Instant pleasure and the hypnotic effects of music
Last night, I was listening to music whilst cooking Tom one of his favourite suppers. (For any foodies out there, it involves chestnuts and Savoy cabbage and it is really a lot more delicious than that actually sounds…)
As I blanched, chopped and stir-fried, I stuck my iPod in our speaker-gadget thingie (technical term) and whacked up the volume. It wasn’t long before I was dancing around the kitchen to tunes I hadn’t heard in a very long time: Morcheeba, Moloko, Goldfrapp and one of my all-time favourites, ‘Instant Pleasure,’ by Rufus Wainwright.
I had my music on the shuffle setting and tracks popped up that I hadn’t listened to in a couple of years. It was very interesting to me that, as each song came on, images from the past would pop into my mind.
Some of the songs were powerfully associated for me with the last long hot summer I spent living in London; others revivified for me the experience of driving around in Tom’s car through the Yorkshire countryside in the first months after we met.

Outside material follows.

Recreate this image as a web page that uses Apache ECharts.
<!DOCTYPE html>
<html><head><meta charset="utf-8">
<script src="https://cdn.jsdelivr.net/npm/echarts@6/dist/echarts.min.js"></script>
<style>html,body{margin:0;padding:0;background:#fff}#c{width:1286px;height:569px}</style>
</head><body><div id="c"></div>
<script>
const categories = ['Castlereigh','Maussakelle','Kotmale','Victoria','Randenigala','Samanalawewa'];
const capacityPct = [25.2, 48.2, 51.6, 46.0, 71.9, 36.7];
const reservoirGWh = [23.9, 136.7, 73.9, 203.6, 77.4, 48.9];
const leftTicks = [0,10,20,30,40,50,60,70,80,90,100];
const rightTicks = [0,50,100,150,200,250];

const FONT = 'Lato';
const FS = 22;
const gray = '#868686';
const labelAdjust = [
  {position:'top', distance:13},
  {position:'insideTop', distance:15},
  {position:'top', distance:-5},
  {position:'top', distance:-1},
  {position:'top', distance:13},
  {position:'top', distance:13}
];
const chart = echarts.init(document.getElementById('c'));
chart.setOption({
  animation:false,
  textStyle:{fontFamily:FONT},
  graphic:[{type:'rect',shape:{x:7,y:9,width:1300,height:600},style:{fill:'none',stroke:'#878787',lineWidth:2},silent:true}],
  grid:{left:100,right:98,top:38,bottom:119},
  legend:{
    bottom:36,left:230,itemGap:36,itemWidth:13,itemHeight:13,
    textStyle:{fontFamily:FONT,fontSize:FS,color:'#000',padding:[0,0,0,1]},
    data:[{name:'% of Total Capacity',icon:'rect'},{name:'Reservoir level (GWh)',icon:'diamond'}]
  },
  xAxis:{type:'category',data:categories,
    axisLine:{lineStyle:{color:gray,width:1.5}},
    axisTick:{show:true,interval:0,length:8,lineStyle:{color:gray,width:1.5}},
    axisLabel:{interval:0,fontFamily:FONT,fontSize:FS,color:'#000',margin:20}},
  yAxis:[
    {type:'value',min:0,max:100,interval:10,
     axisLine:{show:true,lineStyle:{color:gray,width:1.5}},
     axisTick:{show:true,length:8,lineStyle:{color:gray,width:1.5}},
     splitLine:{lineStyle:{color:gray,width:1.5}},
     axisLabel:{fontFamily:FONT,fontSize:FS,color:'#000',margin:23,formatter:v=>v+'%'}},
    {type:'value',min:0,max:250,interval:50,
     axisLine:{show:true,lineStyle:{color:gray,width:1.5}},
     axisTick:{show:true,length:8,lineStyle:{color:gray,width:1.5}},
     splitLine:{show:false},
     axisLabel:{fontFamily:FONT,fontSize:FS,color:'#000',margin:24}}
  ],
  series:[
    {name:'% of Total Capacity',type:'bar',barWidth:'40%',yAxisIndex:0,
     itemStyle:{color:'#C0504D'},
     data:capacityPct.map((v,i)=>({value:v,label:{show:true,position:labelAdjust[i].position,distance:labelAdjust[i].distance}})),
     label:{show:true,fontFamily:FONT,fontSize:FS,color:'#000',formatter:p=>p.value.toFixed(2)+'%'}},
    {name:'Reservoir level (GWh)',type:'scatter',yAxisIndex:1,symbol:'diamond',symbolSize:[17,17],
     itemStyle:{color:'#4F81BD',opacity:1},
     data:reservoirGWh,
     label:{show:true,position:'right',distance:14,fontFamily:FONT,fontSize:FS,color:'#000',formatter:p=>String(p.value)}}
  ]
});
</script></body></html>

It reminded me of just how powerful music is for me in inducing these trance phenomena. To be more specific about it, you might say that music has the ability to trigger a series of age regressions in which I revisit specific scenes and feel in my body some of what I felt back then combined, in a particularly potent way, with my emotions about remembering those scenes from my past.
Fragrances and scents do that for me too: the smell of old books with a certain kind of paper can regress me right back to particular moments from my childhood; the smell of a cocoa butter body lotion I like to use still carries with it a memory of my first holiday in France. I am leaning out of the window of an old house on the coast, looking at the sun making long shadows between the olive trees, stretching my arms above my head.
Of course, I have cultivated that particular association, perhaps deepened it over the years, because I enjoy experiencing it so much. I can still connect with the sense of excitement, of my life opening for me, that I felt as a thirteen-year-old in France and I want to reconnect with that feeling, from time to time.
The iPod-induced trance phenomena I experienced last night was a powerful reminder of the ability of our minds to create these associations. Sometimes it is extremely pleasurable to revivify and reconstruct the happy, life-enhancing memories and experiences that nurture deep parts of our selves.
You know, I think that sometimes, as hypnotherapists, we can easily forget that spontaneous regression as a phenomenon doesn’t have to be difficult or unhelpful. We might spend a lot of time working with people who need help in stopping the unhelpful regression to and endless reconstruction of incidents and events in their past that are troubling them in some way.
And yet there are all kinds of powerful positive memories and associations that we can draw upon as resources to help us to strengthen aspects of our selves.
I don’t think that’s what Rufus Wainwright actually means when he sings about, (ahem!) ‘Instant Pleasure,’ but it works for me.